Breathing heavily, he placed a chaste kiss upon her lips and slipped out of her, moving onto his side, head cushioned by the pillow. She mirrored him, her cheeks bleached red and her half-smile threatening to become something more. Fletch reached out to fix a few hairs that had become stuck to the sheen of sweat upon her forehead, twirling the tresses between his fingers once they were free. Their eyes met and Fletch could feel the three words scratching at his throat. He could almost swallow them down, until she took his hand in hers and kissed his knuckles gently.

"I love you," he murmured.

Her eyes widened, and she watched his face as if searching for sincerity, placing his hand back onto the bed as she did so. A few seconds felt like an eternity and Fletch flinched as panic began to permeate. When she shifted, his heart sank. He expected her to run. He almost wouldn't blame her. But, instead, she tilted her head and kissed him, tentatively, gently, full of unsaid promise.
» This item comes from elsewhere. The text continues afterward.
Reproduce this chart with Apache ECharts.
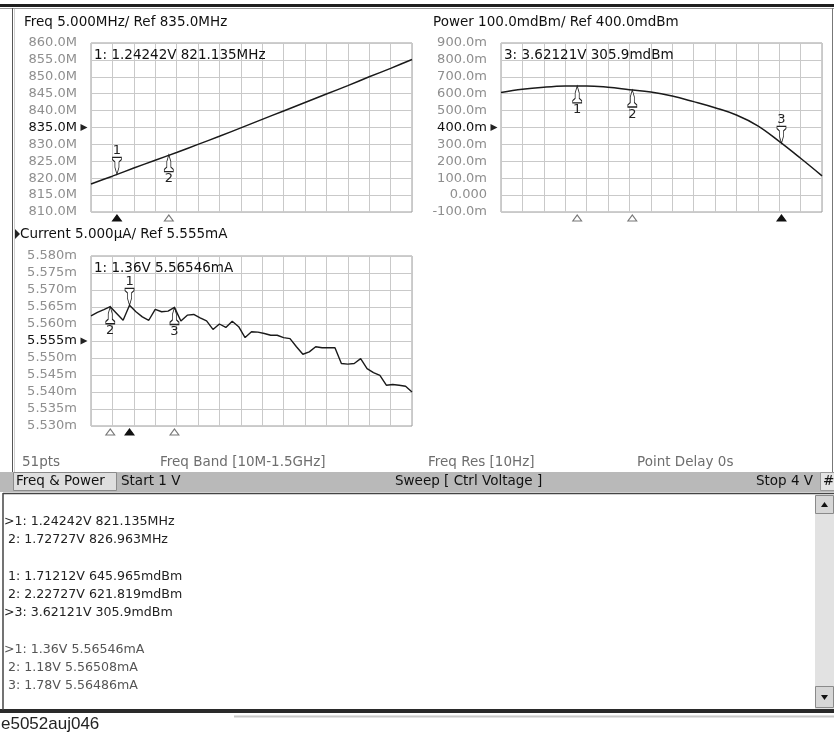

Still, he could not escape the crushing feeling inside his chest that she had not said it back.

Fletch slid out of his silk sheets and padded over to her. She seemed different now, settled with an ethereal calm, no spikes or spasms of tension in her shoulders, no frown lines burrowed into her skin. It suited her. She offered him a small smile at his arrival, soft, lips barely turning up at the edges, before turning her gaze back to the blebs of orange in the sky. He did as she did, observing both marvels of nature: the bleeding clouds and the woman herself, the light bathing her in some otherworldly kaleidoscope of colour.

They remained like this for a few quiet minutes, both uncertain and both afraid, drinking in the sunlight as if some attempt to gain strength from its rays. Fletch wondered where her love lay, and Jac wondered whether loving him was the same as hurting him.

"It reminds me of you," she murmured before she could help herself, staring resolutely at the sunset. Fletch frowned at her, the words a soft recurrence of those said last night.

Albie's was quiet, spare the gentle whoosh of whispers, gossip leaking from the hospital walls and into the bar. Donna Jackson was dipping her toe into it all, searching for that sweet titbit, that delectable delicacy of news she could chat and chatter and chinwag for the entirety of her next shift. What she didn't expect, however, was to find it in plain sight, in the laughter and the repartee of the two colleagues sitting in the rather open space not a foot from her.

Jac and Fletch were clearly a few drinks down: her hands were oddly unsteady and his London-Essex mishmash of an accent was becoming thicker, boyish and almost flirtatious. There was a bottle of red wine standing to attention on the table between them, a dribble of crimson around the neck an indication of wobbly fingers.

"It reminds me of you," Fletch murmured, lifting his glass of wine. He smirked at it goofily, as if the plum liquid were a comedian. Jac raised her eyebrows in an incredulous protest; he held his free hand up in defence. "No, right, hear me out." He returned the glass to the table and waved his fingers at it as if presenting something scintillating. "Thin, bitter, red-head that gives you a throbbing headache." He grinned, utterly pleased with his assessment, and tried not to become too distracted by his use of the word 'throbbing'. He looked up at her, almost expecting praise.

"A quicker way to a concussion is that bottle meeting your head, and, trust me, Mr Fletcher, I am nothing but efficient," she threatened lightly, her eyes glinting mischievously.

"It reminds me of you." Now he wished he could see into her eyes.

He glanced once at the rising sun and back to her. "What, pretty as a picture?" He fell back on humour, a safe-ground within his uncertainty. Still, she smiled, gave him a small shake of her head.

"No." She paused, contemplating, concentrating her words. "Bright. Lifting. Reliable." His heart swelled, twitched in his chest, and he offered her his rare gaze of adoration, soft, approachable, tunnelled as if she were the only thing here.

"I love the sunrise." And in their perfected, peculiar dance of words and motion, he knew exactly what she meant.